== INFORMATION PROVIDED ==
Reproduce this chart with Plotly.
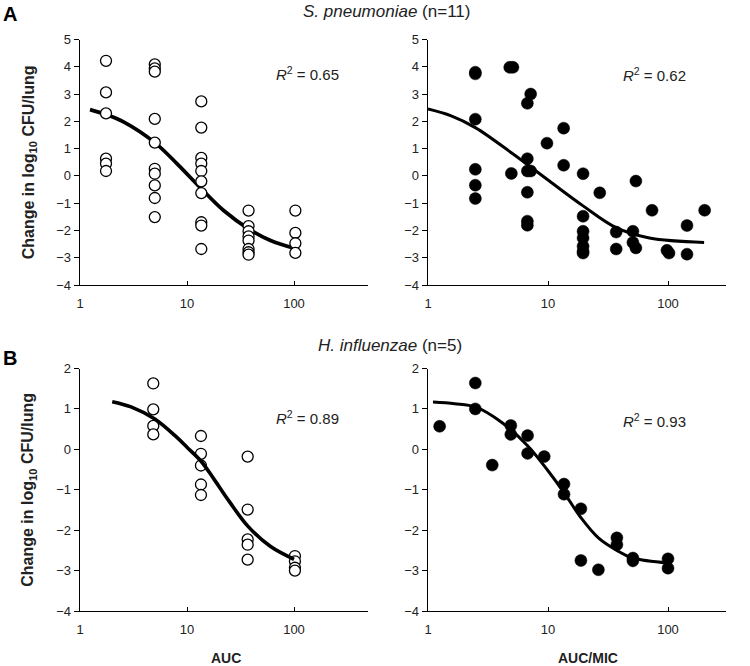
===
== INFORMATION PROVIDED ==
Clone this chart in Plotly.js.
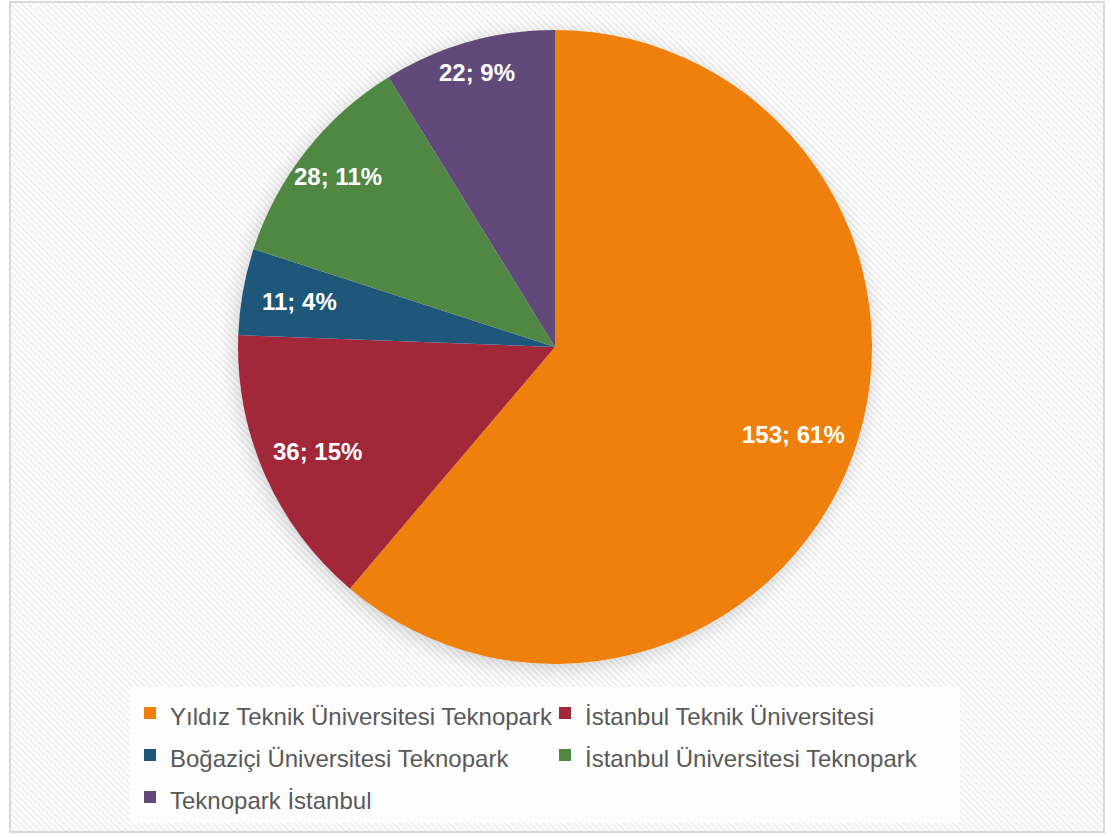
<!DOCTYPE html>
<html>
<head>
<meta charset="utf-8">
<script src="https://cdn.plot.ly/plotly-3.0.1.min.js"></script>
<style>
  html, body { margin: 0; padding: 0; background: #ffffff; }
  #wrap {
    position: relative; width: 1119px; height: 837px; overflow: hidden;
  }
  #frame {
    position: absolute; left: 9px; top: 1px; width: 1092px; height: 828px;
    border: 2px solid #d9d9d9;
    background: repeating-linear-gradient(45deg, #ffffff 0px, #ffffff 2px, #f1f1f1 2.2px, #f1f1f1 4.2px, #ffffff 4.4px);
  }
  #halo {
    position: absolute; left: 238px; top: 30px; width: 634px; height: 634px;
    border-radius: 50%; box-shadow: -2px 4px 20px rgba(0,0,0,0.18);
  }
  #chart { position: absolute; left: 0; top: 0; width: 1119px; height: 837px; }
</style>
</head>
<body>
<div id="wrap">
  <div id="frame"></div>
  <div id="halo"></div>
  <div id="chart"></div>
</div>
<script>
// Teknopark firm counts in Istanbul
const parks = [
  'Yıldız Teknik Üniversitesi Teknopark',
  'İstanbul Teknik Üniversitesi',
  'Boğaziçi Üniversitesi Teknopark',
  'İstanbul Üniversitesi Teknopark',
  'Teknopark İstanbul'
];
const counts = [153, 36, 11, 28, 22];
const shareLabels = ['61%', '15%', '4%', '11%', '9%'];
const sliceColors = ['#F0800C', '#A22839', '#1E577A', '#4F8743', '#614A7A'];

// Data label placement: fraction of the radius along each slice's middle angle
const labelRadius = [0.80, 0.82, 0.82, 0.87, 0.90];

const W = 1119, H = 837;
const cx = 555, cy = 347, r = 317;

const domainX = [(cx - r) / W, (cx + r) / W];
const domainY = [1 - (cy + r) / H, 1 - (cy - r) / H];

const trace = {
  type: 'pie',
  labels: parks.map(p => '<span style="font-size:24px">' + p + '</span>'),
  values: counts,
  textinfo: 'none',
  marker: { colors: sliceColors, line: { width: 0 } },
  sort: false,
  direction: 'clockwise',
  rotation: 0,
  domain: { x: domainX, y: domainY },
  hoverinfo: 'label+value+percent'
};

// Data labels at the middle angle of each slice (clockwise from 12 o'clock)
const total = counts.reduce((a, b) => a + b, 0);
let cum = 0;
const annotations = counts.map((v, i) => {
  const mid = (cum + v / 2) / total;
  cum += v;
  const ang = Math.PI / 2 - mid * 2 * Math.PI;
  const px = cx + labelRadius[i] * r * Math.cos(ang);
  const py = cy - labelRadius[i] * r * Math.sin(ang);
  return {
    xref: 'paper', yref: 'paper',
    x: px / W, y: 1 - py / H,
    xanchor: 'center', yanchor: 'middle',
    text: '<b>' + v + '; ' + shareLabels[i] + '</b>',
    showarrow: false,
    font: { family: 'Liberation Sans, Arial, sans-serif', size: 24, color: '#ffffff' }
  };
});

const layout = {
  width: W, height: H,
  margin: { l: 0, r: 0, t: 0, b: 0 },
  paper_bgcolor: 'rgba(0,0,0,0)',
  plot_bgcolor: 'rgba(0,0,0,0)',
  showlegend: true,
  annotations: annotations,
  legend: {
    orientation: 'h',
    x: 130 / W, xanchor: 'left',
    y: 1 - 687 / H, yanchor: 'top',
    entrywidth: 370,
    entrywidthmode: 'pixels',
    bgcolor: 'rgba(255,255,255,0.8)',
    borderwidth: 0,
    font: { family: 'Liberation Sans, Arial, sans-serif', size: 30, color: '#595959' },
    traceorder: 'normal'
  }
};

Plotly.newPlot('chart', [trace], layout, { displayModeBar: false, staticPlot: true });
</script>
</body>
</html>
===
== INFORMATION PROVIDED ==
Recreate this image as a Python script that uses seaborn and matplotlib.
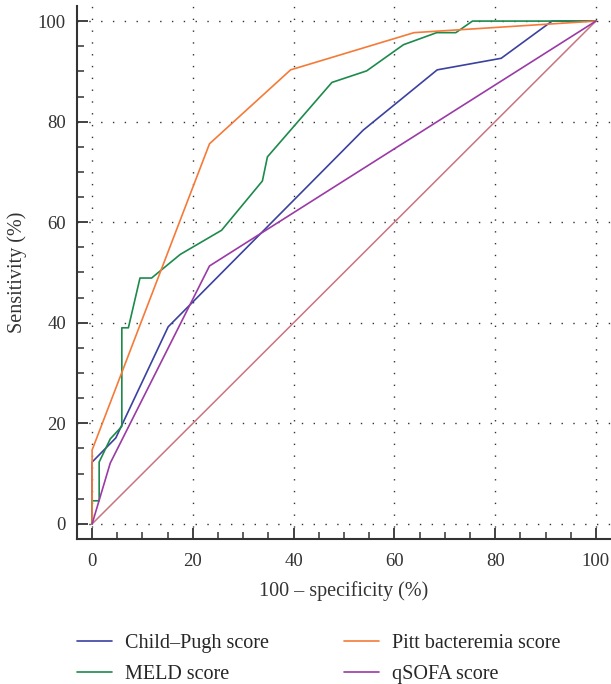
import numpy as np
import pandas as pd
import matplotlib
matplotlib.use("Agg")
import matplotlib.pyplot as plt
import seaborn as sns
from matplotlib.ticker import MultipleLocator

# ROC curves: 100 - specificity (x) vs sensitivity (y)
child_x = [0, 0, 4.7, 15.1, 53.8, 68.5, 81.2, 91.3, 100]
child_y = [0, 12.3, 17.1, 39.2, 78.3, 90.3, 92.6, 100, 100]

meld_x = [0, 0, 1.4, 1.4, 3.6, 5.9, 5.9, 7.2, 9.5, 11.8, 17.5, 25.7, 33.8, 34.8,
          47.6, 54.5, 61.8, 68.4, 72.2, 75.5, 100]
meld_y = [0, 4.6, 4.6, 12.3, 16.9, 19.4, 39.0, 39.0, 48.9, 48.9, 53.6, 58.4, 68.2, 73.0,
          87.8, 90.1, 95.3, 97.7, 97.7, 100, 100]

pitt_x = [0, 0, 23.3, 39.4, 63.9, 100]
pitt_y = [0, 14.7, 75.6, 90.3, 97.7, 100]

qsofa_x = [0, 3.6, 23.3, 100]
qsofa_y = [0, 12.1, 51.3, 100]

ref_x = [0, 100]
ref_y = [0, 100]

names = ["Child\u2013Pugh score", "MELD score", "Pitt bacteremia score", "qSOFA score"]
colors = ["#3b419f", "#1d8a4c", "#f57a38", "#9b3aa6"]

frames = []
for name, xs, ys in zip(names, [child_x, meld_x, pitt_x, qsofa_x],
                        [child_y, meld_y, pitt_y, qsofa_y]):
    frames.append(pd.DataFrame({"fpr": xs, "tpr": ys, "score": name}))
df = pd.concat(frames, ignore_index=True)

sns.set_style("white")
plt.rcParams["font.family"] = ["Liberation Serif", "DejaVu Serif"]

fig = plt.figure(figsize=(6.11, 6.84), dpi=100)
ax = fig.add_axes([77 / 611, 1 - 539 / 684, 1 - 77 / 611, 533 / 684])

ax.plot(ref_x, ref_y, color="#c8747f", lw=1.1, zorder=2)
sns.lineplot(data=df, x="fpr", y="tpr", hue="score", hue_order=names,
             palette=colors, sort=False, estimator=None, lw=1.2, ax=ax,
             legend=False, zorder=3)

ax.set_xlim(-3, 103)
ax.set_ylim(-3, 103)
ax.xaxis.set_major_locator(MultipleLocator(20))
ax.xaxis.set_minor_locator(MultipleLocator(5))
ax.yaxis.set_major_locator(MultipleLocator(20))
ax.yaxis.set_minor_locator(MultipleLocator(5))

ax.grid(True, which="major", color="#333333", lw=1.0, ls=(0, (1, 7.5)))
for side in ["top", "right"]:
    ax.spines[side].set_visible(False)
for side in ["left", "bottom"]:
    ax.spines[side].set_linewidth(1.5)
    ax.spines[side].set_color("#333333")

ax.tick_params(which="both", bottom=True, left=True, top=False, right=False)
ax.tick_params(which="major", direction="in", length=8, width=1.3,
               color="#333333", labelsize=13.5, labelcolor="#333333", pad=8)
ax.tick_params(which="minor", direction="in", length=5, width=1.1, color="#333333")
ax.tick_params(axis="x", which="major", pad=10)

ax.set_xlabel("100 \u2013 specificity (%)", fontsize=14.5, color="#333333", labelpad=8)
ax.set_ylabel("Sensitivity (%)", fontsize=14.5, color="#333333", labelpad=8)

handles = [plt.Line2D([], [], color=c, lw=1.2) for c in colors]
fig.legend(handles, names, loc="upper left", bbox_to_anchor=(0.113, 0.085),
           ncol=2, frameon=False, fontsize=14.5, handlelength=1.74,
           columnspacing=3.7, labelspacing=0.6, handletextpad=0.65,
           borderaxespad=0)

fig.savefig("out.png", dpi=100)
===
TASK TO COMPLETE:
Include both the line containing "Recreate this image" and the line containing "legend=False, zorder=3)" when you write out everything between them, exactly. Leave the pictures out.

WRITTEN ANSWER:
Recreate this image as a Python script that uses seaborn and matplotlib.
import numpy as np
import pandas as pd
import matplotlib
matplotlib.use("Agg")
import matplotlib.pyplot as plt
import seaborn as sns
from matplotlib.ticker import MultipleLocator

# ROC curves: 100 - specificity (x) vs sensitivity (y)
child_x = [0, 0, 4.7, 15.1, 53.8, 68.5, 81.2, 91.3, 100]
child_y = [0, 12.3, 17.1, 39.2, 78.3, 90.3, 92.6, 100, 100]

meld_x = [0, 0, 1.4, 1.4, 3.6, 5.9, 5.9, 7.2, 9.5, 11.8, 17.5, 25.7, 33.8, 34.8,
          47.6, 54.5, 61.8, 68.4, 72.2, 75.5, 100]
meld_y = [0, 4.6, 4.6, 12.3, 16.9, 19.4, 39.0, 39.0, 48.9, 48.9, 53.6, 58.4, 68.2, 73.0,
          87.8, 90.1, 95.3, 97.7, 97.7, 100, 100]

pitt_x = [0, 0, 23.3, 39.4, 63.9, 100]
pitt_y = [0, 14.7, 75.6, 90.3, 97.7, 100]

qsofa_x = [0, 3.6, 23.3, 100]
qsofa_y = [0, 12.1, 51.3, 100]

ref_x = [0, 100]
ref_y = [0, 100]

names = ["Child\u2013Pugh score", "MELD score", "Pitt bacteremia score", "qSOFA score"]
colors = ["#3b419f", "#1d8a4c", "#f57a38", "#9b3aa6"]

frames = []
for name, xs, ys in zip(names, [child_x, meld_x, pitt_x, qsofa_x],
                        [child_y, meld_y, pitt_y, qsofa_y]):
    frames.append(pd.DataFrame({"fpr": xs, "tpr": ys, "score": name}))
df = pd.concat(frames, ignore_index=True)

sns.set_style("white")
plt.rcParams["font.family"] = ["Liberation Serif", "DejaVu Serif"]

fig = plt.figure(figsize=(6.11, 6.84), dpi=100)
ax = fig.add_axes([77 / 611, 1 - 539 / 684, 1 - 77 / 611, 533 / 684])

ax.plot(ref_x, ref_y, color="#c8747f", lw=1.1, zorder=2)
sns.lineplot(data=df, x="fpr", y="tpr", hue="score", hue_order=names,
             palette=colors, sort=False, estimator=None, lw=1.2, ax=ax,
             legend=False, zorder=3)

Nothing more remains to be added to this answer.